France lifts the world cup after 20 years, thanks to these muslim players

France lifted its second World Cup after winning the 2018 Fifa World Cup Final against Croatia, All thanks to goals by migrants and a Muslim, Of the four goals France scored against Croatia, two were scored by the sons of African immigrants – Paul Pogba, whose parents immigrated from Guinea, and Kylian Mbappe whose mother is Algerian and father is Cameroonian.

With France passing all these laws against Islamic practices, let’s not forget it’s these same Muslims players who helped win the 2018 World Cup. Pogba is a practicing Muslim, along with six of his teammates including starting midfielder N’Golo Kante.
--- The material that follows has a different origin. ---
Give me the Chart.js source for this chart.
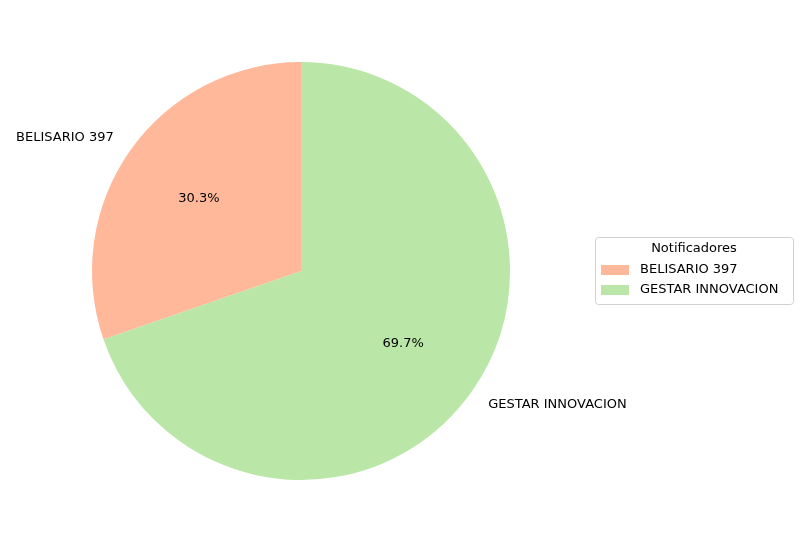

Samuel Umtiti was born in Cameroon, Steve Mandanda in the Democratic Republic of Congo. Paul Pogba’s parents are from Guinea, N’Golo Kante’s from Mali. Blaise Matuidi’s parents are from Angola and came to France via DR Congo. Kylian Mbappe has an Algerian mother and a Cameroonian father. Presnel Kimpembe and Steven Nzonzi’s fathers are Congolese. Corentin Tolisso’s father is from Togo and the list goes on.

The country has more than 4.7 million Muslims, representing around 7.5 percent of its total population, and the minority’s integration remains a crucial national issue. France didn’t seem to mind when it came to good footballers, stocking 78.3 percent of its team with immigrants, a third of whom are Muslim. That was the highest percentage among any qualifying team in this year’s World Cup. Immigrants make up 6.8 of France’s overall population.
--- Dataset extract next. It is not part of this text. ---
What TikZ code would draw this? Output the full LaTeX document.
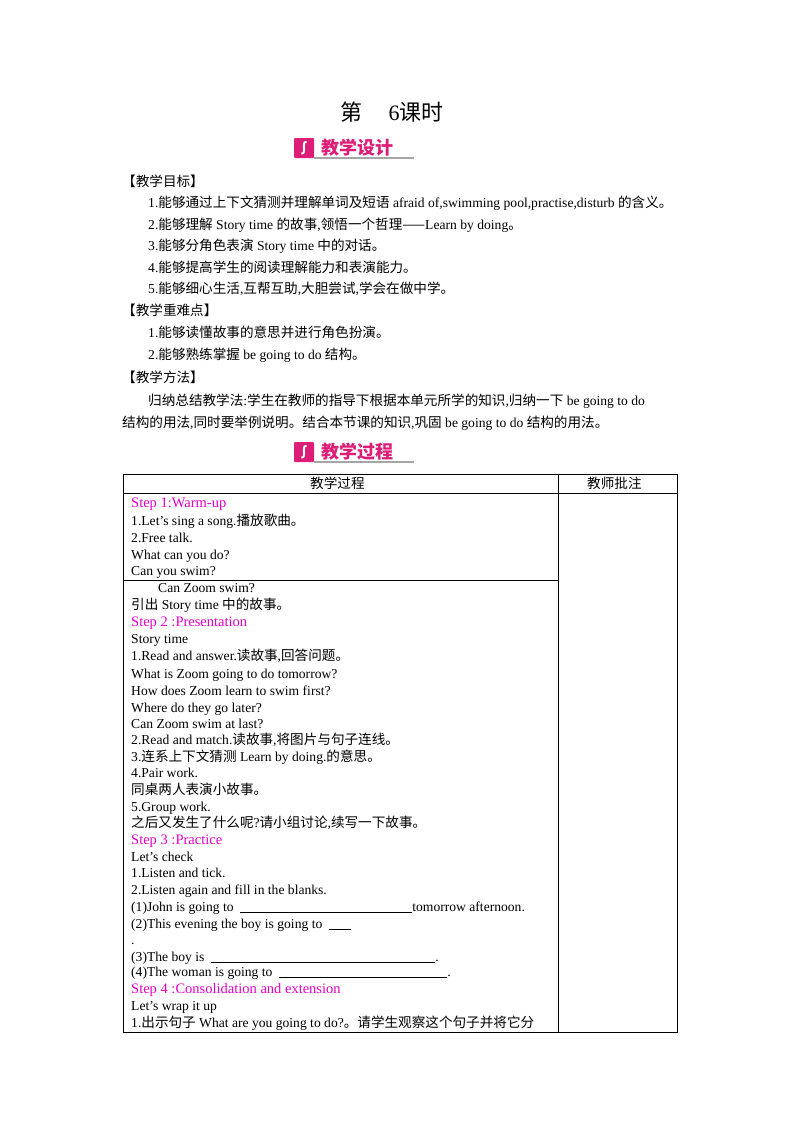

France is often in the headlines for its xenophobic and Islamophobic social policies, like banning on face-covering passed by the Senate of France in September 2010, and today it is illegal to wear a face-covering veil in France.
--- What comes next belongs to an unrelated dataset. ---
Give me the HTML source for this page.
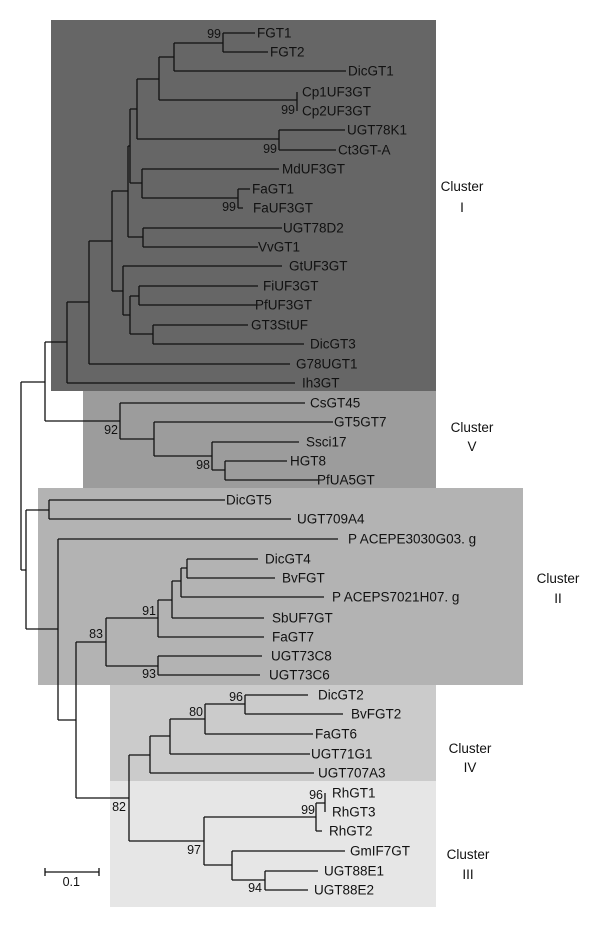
<!DOCTYPE html>
<html><head><meta charset="utf-8"><style>
html,body{margin:0;padding:0;background:#fff}
svg{display:block}
text{font-family:"Liberation Sans",sans-serif;fill:#111}
.l{font-size:13.5px}
.n{font-size:12.5px}
.c{font-size:13.5px;text-anchor:middle}
</style></head><body>
<svg width="600" height="927" viewBox="0 0 600 927" xmlns="http://www.w3.org/2000/svg">
<rect x="51" y="20" width="385" height="371" fill="#666666"/>
<rect x="83" y="391" width="353" height="97" fill="#9c9c9c"/>
<rect x="38" y="488" width="485" height="197" fill="#b3b3b3"/>
<rect x="110" y="685" width="326" height="96" fill="#cbcbcb"/>
<rect x="110" y="781" width="326" height="126" fill="#e6e6e6"/>
<g fill="none" stroke="#111" stroke-width="1.3">
<!-- Cluster I -->
<path d="M223 33V52M223 33H255M223 52H268"/>
<path d="M174 43V71M174 43H223M174 71H346"/>
<path d="M159 57V100M159 57H174M159 100H297M297 92V111"/>
<path d="M137 79V139M137 79H159M137 139H279M279 130V150M279 130H345M279 150H336"/>
<path d="M130 109V183M130 109H137M130 183H142"/>
<path d="M142 169V198M142 169H279M142 198H238M238 189V208M238 189H250M238 208H243"/>
<path d="M128 146V237M128 146H130M128 237H143M143 228V247M143 228H282M143 247H258"/>
<path d="M112 191V291M112 191H128M112 291H123"/>
<path d="M123 266V315M123 266H282M123 315H130"/>
<path d="M130 296V334M130 296H139M139 286V305M139 286H258M139 305H256"/>
<path d="M130 334H153M153 325V344M153 325H248M153 344H304"/>
<path d="M89 241V364M89 241H112M89 364H290"/>
<path d="M67 302V383M67 302H89M67 383H295"/>
<path d="M45 342V421M45 342H67M45 421H120"/>
<path d="M21 382V570M21 382H45"/>
<!-- Cluster V -->
<path d="M120 403V439M120 403H305M120 439H154"/>
<path d="M154 422V456M154 422H333M154 456H212"/>
<path d="M212 442V470M212 442H299M212 470H225M225 461V480M225 461H287M225 480H318"/>
<!-- Cluster II -->
<path d="M21 570H26M26 510V629M26 510H49M49 500V519M49 500H225M49 519H291"/>
<path d="M26 629H58M58 539V720M58 539H338M58 720H76"/>
<path d="M76 642V798M76 642H106M106 618V666M106 618H158M106 666H158"/>
<path d="M158 600V637M158 600H172M158 637H264"/>
<path d="M172 581V618M172 581H181M172 618H264"/>
<path d="M181 568V597M181 568H187M181 597H324"/>
<path d="M187 559V578M187 559H258M187 578H275"/>
<path d="M158 656V675M158 656H262M158 675H260"/>
<!-- Cluster IV / III -->
<path d="M76 798H129M129 755V841M129 755H150"/>
<path d="M150 736V773M150 736H170M150 773H314"/>
<path d="M170 719V754M170 719H205M170 754H310"/>
<path d="M205 704V734M205 704H245M205 734H313"/>
<path d="M245 695V714M245 695H308M245 714H343"/>
<path d="M129 841H204M204 817V865M204 817H316M204 865H232"/>
<path d="M316 803V831M316 803H325M316 831H322M325 793V812"/>
<path d="M232 851V880M232 851H345M232 880H265M265 871V890M265 871H318M265 890H308"/>
<!-- scale -->
<path d="M45 872H99M45 868V876M99 868V876"/>
</g>
<g class="l" dominant-baseline="central">
<text x="257" y="33">FGT1</text>
<text x="270" y="52">FGT2</text>
<text x="348" y="71">DicGT1</text>
<text x="302" y="92">Cp1UF3GT</text>
<text x="302" y="111">Cp2UF3GT</text>
<text x="347" y="130">UGT78K1</text>
<text x="338" y="150">Ct3GT-A</text>
<text x="282" y="169">MdUF3GT</text>
<text x="252" y="189">FaGT1</text>
<text x="253" y="208">FaUF3GT</text>
<text x="283" y="228">UGT78D2</text>
<text x="258" y="247">VvGT1</text>
<text x="289" y="266">GtUF3GT</text>
<text x="263" y="286">FiUF3GT</text>
<text x="255" y="305">PfUF3GT</text>
<text x="251" y="325">GT3StUF</text>
<text x="310" y="344">DicGT3</text>
<text x="296" y="364">G78UGT1</text>
<text x="302" y="383">Ih3GT</text>
<text x="310" y="403">CsGT45</text>
<text x="334" y="422">GT5GT7</text>
<text x="306" y="442">Ssci17</text>
<text x="290" y="461">HGT8</text>
<text x="317" y="480">PfUA5GT</text>
<text x="226" y="500">DicGT5</text>
<text x="297" y="519">UGT709A4</text>
<text x="348" y="539">P ACEPE3030G03. g</text>
<text x="265" y="559">DicGT4</text>
<text x="282" y="578">BvFGT</text>
<text x="332" y="597">P ACEPS7021H07. g</text>
<text x="272" y="618">SbUF7GT</text>
<text x="272" y="637">FaGT7</text>
<text x="271" y="656">UGT73C8</text>
<text x="269" y="675">UGT73C6</text>
<text x="318" y="695">DicGT2</text>
<text x="351" y="714">BvFGT2</text>
<text x="315" y="734">FaGT6</text>
<text x="311" y="754">UGT71G1</text>
<text x="318" y="773">UGT707A3</text>
<text x="332" y="793">RhGT1</text>
<text x="332" y="812">RhGT3</text>
<text x="329" y="831">RhGT2</text>
<text x="350" y="851">GmIF7GT</text>
<text x="324" y="871">UGT88E1</text>
<text x="314" y="890">UGT88E2</text>
</g>
<g class="n" dominant-baseline="central" text-anchor="end">
<text x="221" y="34">99</text>
<text x="295" y="110">99</text>
<text x="277" y="149">99</text>
<text x="236" y="207">99</text>
<text x="118" y="430">92</text>
<text x="210" y="465">98</text>
<text x="156" y="611">91</text>
<text x="103" y="634">83</text>
<text x="156" y="674">93</text>
<text x="243" y="697">96</text>
<text x="203" y="712">80</text>
<text x="126" y="807">82</text>
<text x="323" y="795">96</text>
<text x="315" y="810">99</text>
<text x="201" y="850">97</text>
<text x="262" y="888">94</text>
<text x="80" y="882">0.1</text>
</g>
<g class="c">
<text x="462" y="191">Cluster</text><text x="462" y="212">I</text>
<text x="472" y="432">Cluster</text><text x="472" y="451">V</text>
<text x="558" y="583">Cluster</text><text x="558" y="603">II</text>
<text x="470" y="753">Cluster</text><text x="470" y="772">IV</text>
<text x="468" y="859">Cluster</text><text x="468" y="879">III</text>
</g>
</svg>
</body></html>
Another incident which reflects islamophobia was in 2011 when some ministers from the government protested against the offering of prayers on the corner of the street. “They will not have prayers on the street, we will prevent street praying,” Interior Minister Gerard Collomb,” said.

During the war of Algerian independence (1954-1962), numerous atrocities, including acts of torture, were committed by French soldiers. An estimated 300,000 Algerians died, in contrast to about 25,000 French soldiers.

Its high time for France to put an end to its “hypocrisy” and acknowledge the foundational, positive role immigrants and Muslims play in developing its society. And France should recognize this victory as a much-needed wake-up call for the country to adopt policies upholding the rights and dignity of migrants and Muslims.